An important resistance level to monitor is the 50-Day Exponential Moving Average, located above the current market price. If the market begins to approach this indicator and shows signs of exhaustion, it may present a compelling selling opportunity. Looking ahead, it is likely that the natural gas market will oscillate between the $2.00 support level and the $3.00 resistance level until the end of summer. This range, often referred to as the "summer range," is a common occurrence in the natural gas market.

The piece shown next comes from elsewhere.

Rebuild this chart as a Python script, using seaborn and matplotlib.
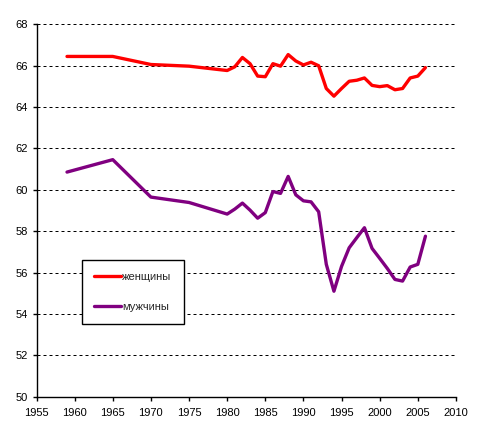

It is worth noting that occasional heat waves in the northern hemisphere can temporarily drive-up natural gas prices during summer, and this will happen eventually. However, such instances are more likely to serve as opportunities to sell rather than indications of a sustained upward trend. The true movement in the market is expected to occur later in the summer when European countries will need to replenish their natural gas storage in preparation for another winter without Russian gas. This factor is likely to contribute to increased prices in natural gas as we approach the end of summer. It would not be surprising to witness a surge toward the $4.00 level during that period.

 

The Market is Facing Challenges

Furthermore, it is important to recognize that the $2.00 level serves as a robust support zone, extending down to the $1.80 level. This suggests that it is prudent to fade rallies, meaning taking advantage of price increases as selling opportunities. This approach aligns with the expectation that the demand for natural gas will continue to be affected by both seasonal effects and a decline in industrial demand, stemming from a potentially slowing economy.

At the end of the day, the natural gas market has encountered challenges recently due to seasonal effects and a decline in demand. While the market is likely to exhibit volatile behavior throughout the summer, it is anticipated that prices will eventually rise as European countries replenish their natural gas storage. Traders should remain cautious and consider fading rallies, keeping an eye on the $2.00 support level. As the summer progresses, the natural gas market may experience an upward trajectory, potentially propelling prices toward the $4.00 level.